Una telenovela en Cuba puede ser ámbito de múltiples confluencias: desde el melodrama más convencional hasta una recreación decidida y comprometida del contexto. La telenovela cubana suele apostar por la utilidad del arte: muchas veces son plataformas para abordar temas acuciantes, con una remarcada visión de los valores humanos.
En Los hijos de Pandora no hay peripecia por el mero atractivo de la peripecia: hay un concepto, un posicionamiento ético, una poética de la acción.
Lo mejor es que todo está planteado sin altisonancias ni didactismo. Seducen la naturalidad con que fluyen las tramas, la empatía de los personajes, la limpieza de la estructura dramática. El espectador puede identificarse. Le están hablando en su idioma, le están pulsando determinadas cuerdas emotivas. Lo más importante en Los hijos… es el ser humano, con sus realizaciones y problemas. Gran virtud es saber traducir eso en una historia diáfana, atractiva, dinámica… Aquí se logró.
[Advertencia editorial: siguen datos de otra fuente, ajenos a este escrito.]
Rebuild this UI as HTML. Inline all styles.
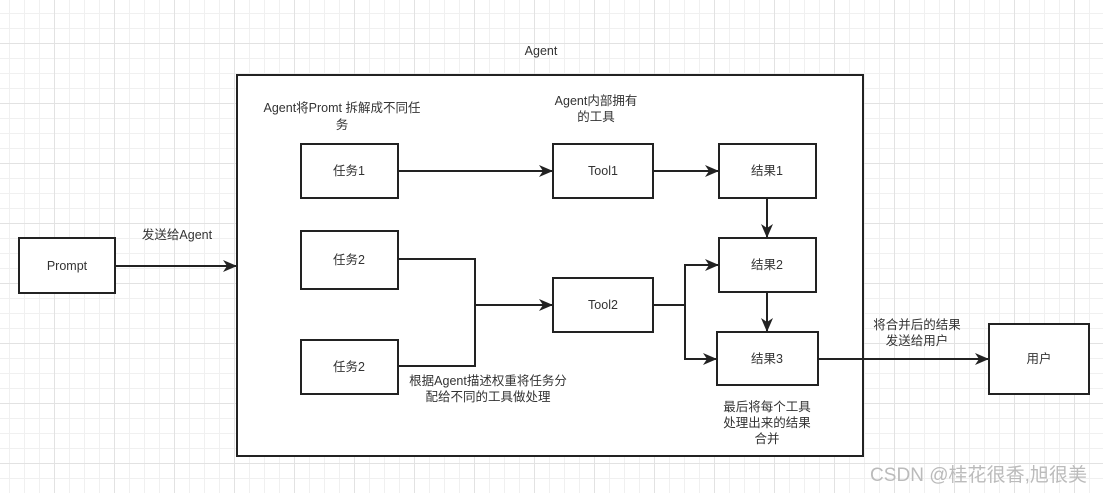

Claro, si se mide esta propuesta a partir de las pautas del folletín televisivo tradicional se hace evidente que hay poca trampa, intriga, sorpresa… Desde el principio uno pudo vislumbrar cuáles eran los conflictos de los personajes y la manera en que se iban a resolver. No hubo puntos de giro epatantes que dejaran al espectador sobre ascuas o que comprometieran la integridad de heroínas y héroes (aunque en definitiva se sepa que los héroes van a vencer todos los obstáculos).
No hubo, pero no se extrañó demasiado. Bastó la contundencia de las tramas y la manera en que fueron alcanzando su resolución para mantener el interés. Y aunque al principio la telenovela tardó lo suyo para “arrancar” (algo de regodeo en la presentación de los personajes y conflictos), se consiguió dosificar bien la sucesión de acciones.
Contribuyó mucho la calidad de los diálogos, que rehuyeron amaneramientos y cultismos… sin caer en la chabacanería populachera. Y ha sido vital el compromiso de los actores con ese texto, la verdad con que lo defendieron. Sobresaliente el desempeño del elenco, y en eso influye mucho la dirección de actores. Los niños y adolescentes, por ejemplo, han hecho gala de una organicidad, una integración y una coherencia ejemplares. No ha habido notables diferencias entre los que comienzan y los consagrados.
La factura del producto (que ha sido talón de Aquiles de muchas producciones nacionales, aunque el público —si la historia es buena— no suele otorgarle gran importancia) es aquí digna, aun cuando algunos apartados siguen estando por debajo de los estándares internacionales.
La grabación fuera de los estudios plantea no pocos desafíos. Y no siempre alcanza con el empeño. La calidad del sonido, por ejemplo, está lejos de ser la óptima. Hay escenas en que apenas se entiende lo que dicen los personajes por la contaminación del ambiente con ruidos o por el desnivel de las pistas de la música.
Hay cierta búsqueda formal en la fotografía —evidente sobre todo en las cortinas—; la elección de ciertos filtros, que afianzan una determinada tonalidad, parece ser una marca autoral.
Los temas de la presentación, despedida y de toda la banda sonora de la telenovela dialogan efectivamente con el discurso general, y aportan matices interesantes a las historias.
Los hijos de Pandora ha sido una telenovela amable, pletórica de gratificaciones. Eso no significa que no hubiera tramas complejas, arduas, incluso descarnadas. Pero la gran humanidad en el tratamiento, y esa ingeniosa mezcla de humor y drama que marcó a algunos de los núcleos, evitaron el morbo o la apabullante intensidad.
En Los hijos de Pandora, como era de esperar, triunfa el amor: la gente se quiere y lo demuestra. La fuerza de la familia. Aquí hay muchas sonrisas y abrazos. Se abre la célebre caja de problemas, pero también se cierra. Hay fe y esperanza. Y eso, en estos tiempos tan demandantes, hace mucha falta.